For those well in the throes of the financial fast that is Frugal February, anxiety levels may be creeping up at a very commercial date in the calendar: Valentine’s Day.
On every street corner, glittery signs are trying to lure us in with love-laced specials. Restaurants, cinemas and hotels alike are promising to woo our sweethearts with meals, gifts and experiences that send a resounding message: the only way to celebrate love is to buy it.
If you’re deciding to save those precious pennies this year, here are some alternatives that won’t the break the bank – or the heart.
Cook a gourmet recipe at home
The prix fixe menu of many a restaurant on the Feast of Saint Valentine’s is nothing to celebrate, considering the astronomical prices you can expect.
In fact, according to Bustle’s top seven most expensive cities for the day of love, Australia comes in twice! Instead, pick a gourmet recipe you’ve always wanted to try and cook it at home.
Spa night in
You can make face masks with the things you already have in the cupboards, like banana, oats and turmeric.
Use epsom salts, baking soda and tea leaves for a home-drawn hot bath, and gently heat up some coconut oil on the stove for back, hand or head massages.
Take an introductory dance lesson
Many dance studios offer your first lesson for free, so take advantage of it.
The most romantic types are salsa, fiery flamenco, tango and the waltz ؘ– but it’s whatever floats your boat and gets you moving (read: bumping into each other and laughing) together that counts.
Picnic in the park
Wrap up a couple of sangas, a bottle of your favourite tipple and a blanket and head out to catch the sunset at your local park or reserve.
Chat about future plans, life and have a cheeky snuggle. Go big at a national park, or visit your local council website to see what’s closest.
Have a movie marathon of your favourites
Pick your favourite flick and nestle in on the sofa for a movie marathon of films you both enjoy and love to watch together.
Keep phones away (this isn’t meant to be a normal Netflix night) and enjoy the moment.

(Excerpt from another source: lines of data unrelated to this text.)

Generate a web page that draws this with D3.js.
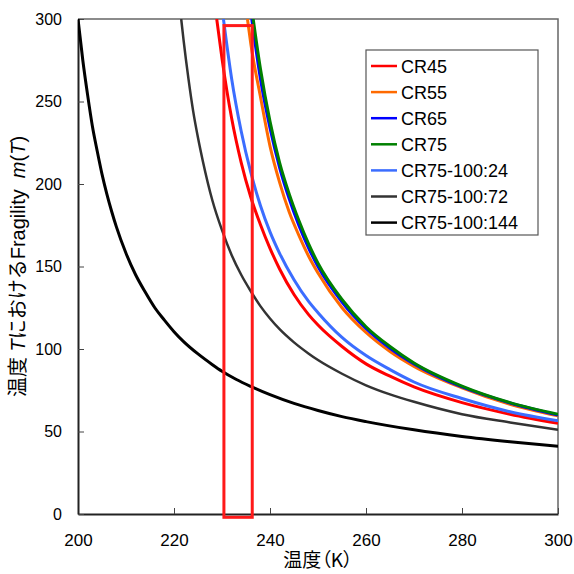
<!DOCTYPE html>
<html>
<head>
<meta charset="utf-8">
<script src="https://cdn.jsdelivr.net/npm/d3@7"></script>
<style>
  html, body { margin: 0; padding: 0; background: #ffffff; }
  svg { display: block; }
</style>
</head>
<body>
<script>
// values: [temperature K, fragility m(T)]
const cr45 = [[228.9, 300], [230, 276], [232, 240], [234, 213], [236, 192], [238, 175.5], [240, 161], [242, 148.5], [245, 133], [248, 121], [250, 114.5], [255, 101.5], [260, 91], [265, 83.5], [270, 77], [280, 67.5], [290, 60.5], [300, 55]];
const cr55 = [[235.3, 300], [236, 285], [238, 253], [240, 223], [242, 201], [244, 183], [246, 169], [248, 156.5], [250, 146], [255, 125], [260, 110], [265, 98.5], [270, 89.5], [280, 76.5], [290, 66.5], [300, 59.5]];
const cr65 = [[236.2, 300], [238, 264], [240, 234], [242, 210], [244, 191], [246, 175], [248, 161.5], [250, 150], [255, 128.5], [260, 112.5], [265, 100.5], [270, 91], [280, 77], [290, 67.3], [300, 60]];
const cr75 = [[236.5, 300], [238, 270], [240, 238], [242, 213], [244, 194], [246, 178], [248, 164], [250, 152], [255, 130], [260, 113.5], [265, 101.5], [270, 91.5], [280, 77.5], [290, 67.5], [300, 60.5]];
const cr75_24 = [[230.3, 300], [232, 264], [234, 232], [236, 207], [238, 187], [240, 171], [242, 158], [245, 142], [248, 129], [250, 122], [255, 107], [260, 96], [265, 87.5], [270, 80], [280, 70], [290, 62], [300, 56.5]];
const cr75_72 = [[221.5, 300], [222, 287], [223, 264], [224, 244], [225, 228], [226, 214], [228, 190], [230, 172], [232, 157], [234, 145], [236, 135], [238, 126], [240, 118.5], [242, 112], [245, 104], [248, 97.3], [250, 93.3], [255, 85], [260, 78], [265, 72.5], [270, 68], [280, 60.5], [290, 55.5], [300, 51]];
const cr75_144 = [[200, 300], [201, 275], [202, 254], [203, 235], [204, 220], [205, 206], [206, 194], [207, 183.5], [208, 174], [210, 158], [212, 145], [214, 134.5], [216, 125], [218, 117.5], [220, 110.5], [222, 104.5], [225, 97], [228, 90.5], [230, 86.5], [233, 81.5], [236, 77.3], [240, 72.3], [245, 67], [250, 62.7], [255, 59], [260, 56], [270, 51], [280, 47], [290, 43.8], [300, 41]];

const seriesNames = ['CR45', 'CR55', 'CR65', 'CR75', 'CR75-100:24', 'CR75-100:72', 'CR75-100:144'];
const seriesData = [cr45, cr55, cr65, cr75, cr75_24, cr75_72, cr75_144];
const seriesColors = ['#ff0000', '#ff6a00', '#0000ff', '#008000', '#3b6dff', '#333333', '#000000'];

const xTicks = [200, 220, 240, 260, 280, 300];
const yTicks = [0, 50, 100, 150, 200, 250, 300];

// highlighted window (red box)
const boxT = [230.4, 236.3];
const boxM = [-2, 296];

const width = 574;
const height = 574;
const margin = { top: 19, right: 16, bottom: 60, left: 78 };
const latin = '"Liberation Sans", Arial, "Noto Sans CJK JP", sans-serif';

const svg = d3.select('body').append('svg')
  .attr('width', width)
  .attr('height', height)
  .style('background', '#ffffff');

const x = d3.scaleLinear().domain([200, 300]).range([margin.left, width - margin.right]);
const y = d3.scaleLinear().domain([0, 300]).range([height - margin.bottom, margin.top]);

svg.append('defs').append('clipPath').attr('id', 'plot')
  .append('rect')
  .attr('x', x(200)).attr('y', y(300))
  .attr('width', x(300) - x(200)).attr('height', y(0) - y(300));

// frame: top and right
svg.append('path')
  .attr('d', `M${x(200)},${y(300)}H${x(300)}V${y(0)}`)
  .attr('fill', 'none')
  .attr('stroke', '#666')
  .attr('stroke-width', 1.5);

// axes with inward ticks
const xAxis = svg.append('g')
  .attr('transform', `translate(0,${y(0)})`)
  .call(d3.axisBottom(x).tickValues(xTicks).tickSizeInner(-6).tickSizeOuter(0).tickPadding(20));
const yAxis = svg.append('g')
  .attr('transform', `translate(${x(200)},0)`)
  .call(d3.axisLeft(y).tickValues(yTicks).tickSizeInner(-6).tickSizeOuter(0).tickPadding(16));

[xAxis, yAxis].forEach(g => {
  g.select('.domain').attr('stroke', '#222').attr('stroke-width', 2);
  g.selectAll('.tick line').attr('stroke', '#444').attr('stroke-width', 1);
  g.selectAll('.tick text')
    .attr('font-family', latin)
    .attr('fill', '#000');
});
xAxis.selectAll('.tick text').attr('font-size', 17);
yAxis.selectAll('.tick text').attr('font-size', 16);

// curves
const line = d3.line()
  .x(d => x(d[0]))
  .y(d => y(d[1]))
  .curve(d3.curveMonotoneX);

svg.append('g')
  .attr('clip-path', 'url(#plot)')
  .selectAll('path')
  .data(seriesData)
  .enter()
  .append('path')
  .attr('d', d => line(d))
  .attr('fill', 'none')
  .attr('stroke', (d, i) => seriesColors[i])
  .attr('stroke-width', (d, i) => i === 5 ? 2.5 : 3);

// red window
svg.append('rect')
  .attr('x', x(boxT[0]))
  .attr('y', y(boxM[1]))
  .attr('width', x(boxT[1]) - x(boxT[0]))
  .attr('height', y(boxM[0]) - y(boxM[1]))
  .attr('fill', 'none')
  .attr('stroke', '#ff1a1a')
  .attr('stroke-width', 3);

// legend
const legend = svg.append('g').attr('transform', 'translate(366,50)');
legend.append('rect')
  .attr('x', 0).attr('y', 0)
  .attr('width', 172).attr('height', 185)
  .attr('fill', '#ffffff')
  .attr('stroke', '#555')
  .attr('stroke-width', 1.2);

const items = legend.selectAll('g.item')
  .data(seriesNames)
  .enter()
  .append('g')
  .attr('class', 'item')
  .attr('transform', (d, i) => `translate(0,${16 + i * 26.1})`);

items.append('line')
  .attr('x1', 5).attr('x2', 31)
  .attr('y1', 0).attr('y2', 0)
  .attr('stroke', (d, i) => seriesColors[i])
  .attr('stroke-width', 2.5);

items.append('text')
  .attr('x', 35)
  .attr('y', 6.5)
  .attr('font-family', latin)
  .attr('font-size', 18)
  .attr('fill', '#000')
  .text(d => d);

// axis titles
svg.append('text')
  .attr('x', (x(200) + x(300)) / 2)
  .attr('y', 567)
  .attr('text-anchor', 'middle')
  .attr('font-family', '"Noto Sans CJK JP", sans-serif')
  .attr('font-size', 19)
  .style('font-feature-settings', '"palt"')
  .attr('fill', '#000')
  .text('温度（K）');

const yTitle = svg.append('text')
  .attr('transform', `translate(25,${(y(0) + y(300)) / 2}) rotate(-90)`)
  .attr('text-anchor', 'middle')
  .attr('font-family', latin)
  .attr('font-size', 20)
  .attr('fill', '#000');
yTitle.append('tspan').text('温度 ');
yTitle.append('tspan').attr('font-style', 'italic').text('T');
yTitle.append('tspan').text('におけるFragility\u00a0\u00a0');
yTitle.append('tspan').attr('font-style', 'italic').text('m');
yTitle.append('tspan').text('(');
yTitle.append('tspan').attr('font-style', 'italic').text('T');
yTitle.append('tspan').text(')');
</script>
</body>
</html>
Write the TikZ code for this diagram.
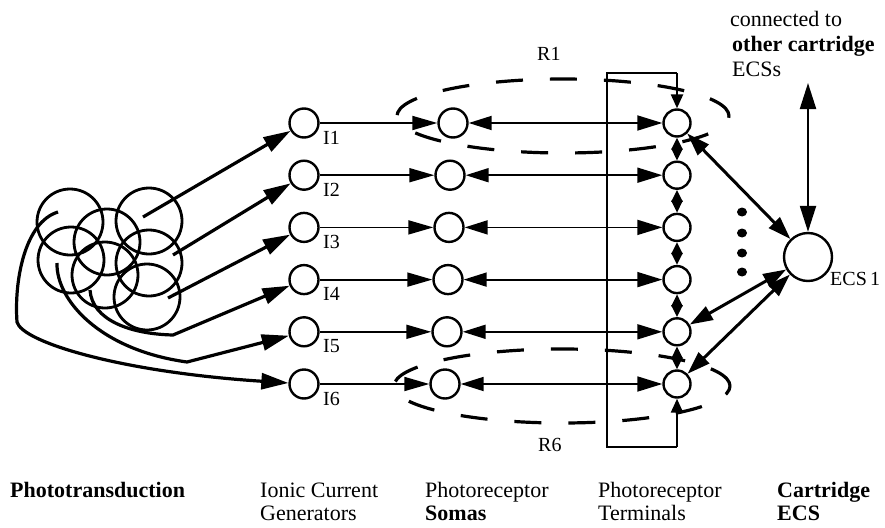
\documentclass[tikz,border=0pt]{standalone}
\usepackage{fontspec}
\setmainfont{Liberation Serif}
\usetikzlibrary{arrows.meta}
\begin{document}
\begin{tikzpicture}[x=1pt,y=-1pt,
  cell/.style={circle,draw,line width=2.4pt,minimum size=29pt,inner sep=0pt},
  term/.style={circle,draw,line width=2.4pt,minimum size=27pt,inner sep=0pt},
  ecs/.style={circle,draw,line width=2.4pt,minimum size=48pt,inner sep=0pt},
  photo/.style={line width=2.8pt},
  big/.style={-{Triangle[length=27pt,width=16pt]},line width=3.2pt},
  thinarr/.style={-{Triangle[length=25pt,width=14pt]},line width=1.8pt},
  biarr/.style={{Triangle[length=23pt,width=14pt]}-{Triangle[length=25pt,width=15pt]},line width=1.8pt},
  bibig/.style={{Triangle[length=23pt,width=15pt]}-{Triangle[length=23pt,width=15pt]},line width=3pt},
  vbi/.style={{Triangle[length=26pt,width=16pt]}-{Triangle[length=26pt,width=16pt]},line width=2.2pt},
  smallbi/.style={{Triangle[length=12pt,width=11pt]}-{Triangle[length=12pt,width=11pt]},line width=2.4pt},
  endarr/.style={-{Triangle[length=14pt,width=12pt]},line width=2.4pt},
  region/.style={dash pattern=on 27pt off 27pt,line width=3.2pt},
  lbl/.style={anchor=base west,inner sep=0pt,font=\fontsize{22}{24}\selectfont},
  blbl/.style={anchor=base west,inner sep=0pt,font=\fontsize{22}{24}\selectfont\bfseries},
  ilbl/.style={anchor=base west,inner sep=0pt,font=\fontsize{20}{22}\selectfont}
]
\useasboundingbox (0,0) rectangle (885,527);

% phototransduction circles
\foreach \cx/\cy in {70/222,149/221,107/242,71/260,149/263,105/275,147/297}
  \draw[photo] (\cx,\cy) circle[radius=33pt];

% ionic current generators
\node[cell] (I1) at (304,123) {};
\node[cell] (I2) at (304,175.2) {};
\node[cell] (I3) at (304,227.4) {};
\node[cell] (I4) at (304,279.6) {};
\node[cell] (I5) at (304,331.8) {};
\node[cell] (I6) at (304,384) {};
\node[ilbl] (l1) at (323,144) {I1};
\node[ilbl] (l2) at (323,196.2) {I2};
\node[ilbl] (l3) at (323,248.4) {I3};
\node[ilbl] (l4) at (323,300.6) {I4};
\node[ilbl] (l5) at (323,352.8) {I5};
\node[ilbl] (l6) at (323,405) {I6};

% somas
\node[cell] (S1) at (453,123) {};
\node[cell] (S2) at (450,175.2) {};
\node[cell] (S3) at (449,227.4) {};
\node[cell] (S4) at (448,279.6) {};
\node[cell] (S5) at (447,331.8) {};
\node[cell] (S6) at (445,384) {};

% terminals
\node[term] (T1) at (677,123) {};
\node[term] (T2) at (677,175.2) {};
\node[term] (T3) at (677,227.4) {};
\node[term] (T4) at (677,279.6) {};
\node[term] (T5) at (677,331.8) {};
\node[term] (T6) at (677,384) {};

% ECS
\node[ecs] (E) at (808,257) {};
\node[ilbl] (el) at (830,285) {ECS\,1};
\coordinate (etop) at (808,83);

% rectangle
\coordinate (rtr) at (677,73);
\coordinate (rtl) at (607,73);
\coordinate (rbl) at (607,447);
\coordinate (rbr) at (677,447);
\draw[line width=2.4pt] (rtr) -- (rtl) -- (rbl) -- (rbr);
\draw[endarr] (rtr) -- (T1);
\draw[endarr] (rbr) -- (T6);
\draw[smallbi] (T1) -- (T2);
\draw[smallbi] (T2) -- (T3);
\draw[smallbi] (T3) -- (T4);
\draw[smallbi] (T4) -- (T5);
\draw[smallbi] (T5) -- (T6);

% phototransduction to generators
\coordinate (s1) at (143,217);
\coordinate (s2) at (173,255);
\coordinate (s3) at (168,298);
\coordinate (s4) at (90,290);
\coordinate (k4) at (173,335);
\coordinate (s5) at (57,263);
\coordinate (k5) at (187,362);
\coordinate (s6) at (58,212);
\draw[big] (s1) -- (I1);
\draw[big] (s2) -- (I2);
\draw[big] (s3) -- (I3);
\draw[big] (s4) .. controls (92,320) and (130,334) .. (k4) -- (I4);
\draw[big] (s5) .. controls (56,300) and (100,350) .. (k5) -- (I5);
\draw[big] (s6) .. controls (25,222) and (14,280) .. (17,322) .. controls (22,342) and (120,372) .. (I6);

% generators to somas
\foreach \k in {1,...,6} \draw[thinarr] (I\k) -- (S\k);
% somas to terminals
\foreach \k in {1,...,6} \draw[biarr] (S\k) -- (T\k);

% terminals to ECS
\draw[bibig] (T1) -- (E);
\draw[bibig] (T5) -- (E);
\draw[bibig] (T6) -- (E);
\draw[vbi] (etop) -- (E);

% dots
\foreach \dy in {212,233,253,272}
  \fill (742,\dy) ellipse[x radius=5pt,y radius=4.5pt];

% regions
\draw[region] (563,116) ellipse[x radius=166pt,y radius=37pt];
\draw[region] (562,386) ellipse[x radius=168pt,y radius=37pt];
\node[ilbl] (r1) at (537,60) {R1};
\node[ilbl] (r6) at (538,451) {R6};

% top right text
\node[lbl] (t1) at (730,27) {connected to};
\node[blbl] (t2) at (732,52) {other cartridge};
\node[lbl] (t3) at (732,77) {ECSs};

% bottom labels
\node[blbl] (b1) at (10,497) {Phototransduction};
\node[lbl] (b2a) at (260,497) {Ionic Current};
\node[lbl] (b2b) at (260,520) {Generators};
\node[lbl] (b3a) at (425,497) {Photoreceptor};
\node[blbl] (b3b) at (425,520) {Somas};
\node[lbl] (b4a) at (598,497) {Photoreceptor};
\node[lbl] (b4b) at (598,520) {Terminals};
\node[blbl] (b5a) at (777,497) {Cartridge};
\node[blbl] (b5b) at (777,520) {ECS};
\end{tikzpicture}
\end{document}
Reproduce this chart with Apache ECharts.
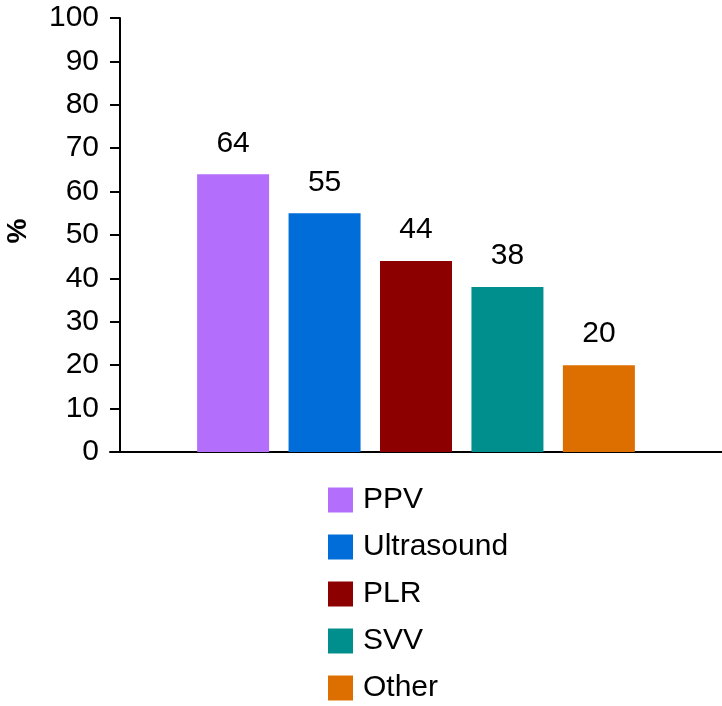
<!DOCTYPE html>
<html>
<head>
<meta charset="utf-8">
<script src="https://cdn.jsdelivr.net/npm/echarts@6/dist/echarts.min.js"></script>
<style>
html, body { margin: 0; padding: 0; background: #fff; }
#chart { width: 722px; height: 706px; }
</style>
</head>
<body>
<div id="chart"></div>
<script>
// 数据
var methods = ['PPV', 'Ultrasound', 'PLR', 'SVV', 'Other'];
var percents = [64, 55, 44, 38, 20];
var colors = ['#b46efc', '#006dd9', '#8c0000', '#008f8c', '#dd6e00'];
var yTicks = [0, 10, 20, 30, 40, 50, 60, 70, 80, 90, 100];

var FONT = '"Liberation Sans", Arial, sans-serif';

var chart = echarts.init(document.getElementById('chart'));

var series = [];
for (var i = 0; i < methods.length; i++) {
	series.push({
		name: methods[i],
		type: 'bar',
		xAxisIndex: 0,
		yAxisIndex: 0,
		data: [percents[i]],
		barWidth: 72,
		barGap: '27%',
		itemStyle: { color: colors[i] },
		label: {
			show: true,
			position: 'top',
			distance: 16,
			color: '#000',
			fontSize: 30,
			fontFamily: FONT
		}
	});
}

var option = {
	backgroundColor: '#fff',
	animation: false,
	grid: [
		// 柱子区域
		{ left: 120, right: 10, top: 18, bottom: 254, outerBoundsMode: 'none' },
		// 只画横轴线
		{ left: 110, right: 0, top: 18, bottom: 254, outerBoundsMode: 'none' }
	],
	xAxis: [
		{
			type: 'category',
			gridIndex: 0,
			data: [''],
			axisLine: { show: false },
			axisTick: { show: false },
			axisLabel: { show: false }
		},
		{
			type: 'category',
			gridIndex: 1,
			data: [''],
			axisLine: { show: true, lineStyle: { color: '#000', width: 2 } },
			axisTick: { show: false },
			axisLabel: { show: false }
		}
	],
	yAxis: [
		{
			type: 'value',
			gridIndex: 0,
			min: yTicks[0],
			max: yTicks[yTicks.length - 1],
			interval: 10,
			name: '%',
			nameLocation: 'middle',
			nameGap: 88,
			nameTextStyle: { fontSize: 28, fontWeight: 'bold', color: '#000', fontFamily: FONT, padding: [0, 0, 0, 8] },
			axisLine: { show: true, lineStyle: { color: '#000', width: 2 } },
			axisTick: { show: true, length: 10, lineStyle: { color: '#000', width: 2 } },
			axisLabel: { fontSize: 30, color: '#000', margin: 21, fontFamily: FONT },
			splitLine: { show: false }
		},
		{
			type: 'value',
			gridIndex: 1,
			show: false
		}
	],
	legend: {
		orient: 'vertical',
		left: 328,
		top: 485,
		height: 240,
		padding: 0,
		itemWidth: 25,
		itemHeight: 25,
		itemGap: 17,
		icon: 'rect',
		data: methods,
		textStyle: { fontSize: 30, color: '#000', fontFamily: FONT, padding: [0, 0, 0, 5] }
	},
	series: series
};

chart.setOption(option);
</script>
</body>
</html>
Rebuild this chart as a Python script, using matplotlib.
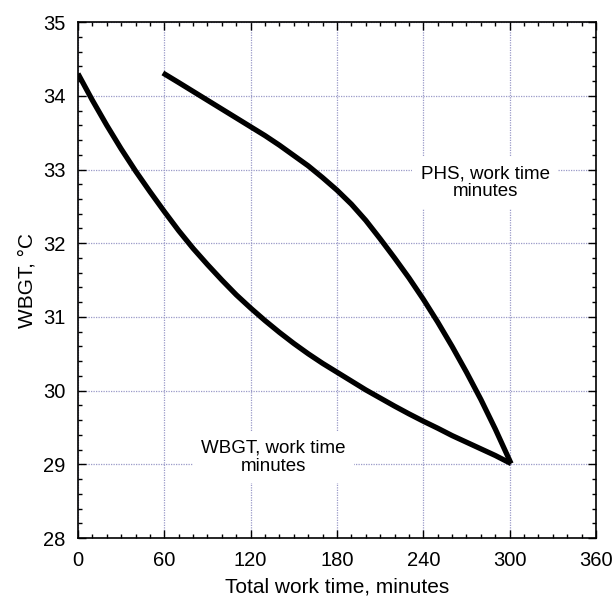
import matplotlib
matplotlib.use("Agg")
import matplotlib.pyplot as plt
from matplotlib.ticker import MultipleLocator

# Data
wbgt_x = [0, 10, 20, 30, 40, 50, 60, 70, 80, 90, 100, 110, 120, 130, 140, 150,
          160, 170, 180, 190, 200, 210, 220, 230, 240, 250, 260, 270, 280, 290, 301]
wbgt_y = [34.30, 33.94, 33.60, 33.28, 32.98, 32.70, 32.43, 32.17, 31.93, 31.71, 31.50,
          31.30, 31.12, 30.95, 30.79, 30.64, 30.50, 30.37, 30.25, 30.13, 30.01, 29.90,
          29.79, 29.685, 29.585, 29.49, 29.39, 29.30, 29.21, 29.12, 29.01]

phs_x = [59, 70, 80, 90, 100, 110, 120, 130, 140, 150, 160, 170, 180, 190, 200,
         210, 220, 230, 240, 250, 260, 270, 280, 290, 301]
phs_y = [34.31, 34.18, 34.06, 33.94, 33.82, 33.70, 33.58, 33.46, 33.33, 33.19, 33.05,
         32.89, 32.72, 32.53, 32.31, 32.06, 31.80, 31.53, 31.24, 30.93, 30.60, 30.25,
         29.88, 29.48, 29.01]

x_ticks = [0, 60, 120, 180, 240, 300, 360]
y_ticks = [28, 29, 30, 31, 32, 33, 34, 35]

plt.rcParams['font.family'] = ['Liberation Sans', 'DejaVu Sans']

fig = plt.figure(figsize=(6.16, 5.98), dpi=100)
ax = fig.add_axes([0.1266, 0.1003, 0.8409, 0.8627])

ax.plot(wbgt_x, wbgt_y, color='black', lw=3.8, solid_capstyle='butt', solid_joinstyle='round', zorder=3)
ax.plot(phs_x, phs_y, color='black', lw=3.8, solid_capstyle='butt', solid_joinstyle='round', zorder=3)

ax.set_xlim(0, 360)
ax.set_ylim(28, 35)
ax.set_xticks(x_ticks)
ax.set_yticks(y_ticks)
ax.xaxis.set_minor_locator(MultipleLocator(10))
ax.yaxis.set_minor_locator(MultipleLocator(0.2))
ax.tick_params(which='both', direction='in', top=True, right=True, width=1.0, color='black')
ax.tick_params(which='major', length=6, labelsize=14.5, pad=9)
ax.tick_params(which='minor', length=3)

ax.grid(True, which='major', linestyle=(0, (1, 1)), color='#9a9ac8', linewidth=0.9, zorder=0)
ax.set_axisbelow(True)
for s in ax.spines.values():
    s.set_linewidth(1.2)

ax.set_xlabel('Total work time, minutes', fontsize=15, labelpad=6)
ax.set_ylabel('WBGT, °C', fontsize=15, labelpad=5)

bbox = dict(facecolor='white', edgecolor='none', pad=6)
ax.text(283, 32.82, 'PHS, work time\nminutes', ha='center', va='center', fontsize=13.5,
        linespacing=1.1, bbox=bbox, zorder=2)
ax.text(136, 29.1, 'WBGT, work time\nminutes', ha='center', va='center', fontsize=13.5,
        linespacing=1.1, bbox=bbox, zorder=2)

fig.savefig('out.png', dpi=100)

Propose the day before Valentine’s Day
Popping the question on Valentine’s Day might be top of mind for you, but proposing the day before (or after) won’t have you subject to extortionate entry fees just to do the deed.
This way, you can spend the actual day relishing with loved ones and enjoying it without worrying about frantic, distracted staff who might get your grand plan wrong.
DIY meaningful gift certificates
Think: IOU’s but for things your darling other hates doing, or wants to try.
Vouchers that can be redeemed for washing up, picking the kids up, breakfast in bed or a surprise weekend away.
Camp indoors with the kids
Build a living room cushion fort with the littlies, make some hot chocolates, and spend the night gazing up at the ceiling stars.
Engaging your children in the Valentine’s Day celebrations saves you more than just the cost of going out – babysitters can be costly.
Make a date night jar
Spend the evening writing date night ideas that you each want to do and pop them into a glass jar. Keep that nearby so that, when you’re lacking inspiration, you pull one out and make it happen.
Open that wine you’ve been saving
There really is nothing more romantic than opening a bottle of wine you’ve been saving for something special, and enjoying it together.
Doing so from the comforts of your home, garden or balcony means you can savour every sip without worrying about driving or taxis.
We all love a beautiful bloom on the day of blossoming romance, but who said they had to be roses?
Pick a variety that’s not so synonymous with Valentine’s Day, and even better if you can support local growers at a flower market.
Invite friends over
For the cynics among us, remember: misery loves company.
Invite some friends over to a potluck evening and regale tragic stories of awful Valentine’s and bad relationships of the past together.
Lose yourself in art
Visiting a local free or low-cost museum or gallery is one of the best ways to understand how love has been celebrated through the ages.
The pieces offer great talking points and with research showing that museums make us more empathetic, that in turn can make us better partners.
If you’re celebrating singledom, or your loved one won’t be around on February 14, use it as a day to do what you love, whatever that looks like for you.
Self-care is on par with self-love, and that’s really what Valentine’s should be about.
Being big on thought and low on budget is entirely possible if you’re tired of the usual trope of buying your way into the love club.
All it takes is a little planning, an open heart – and a closed wallet.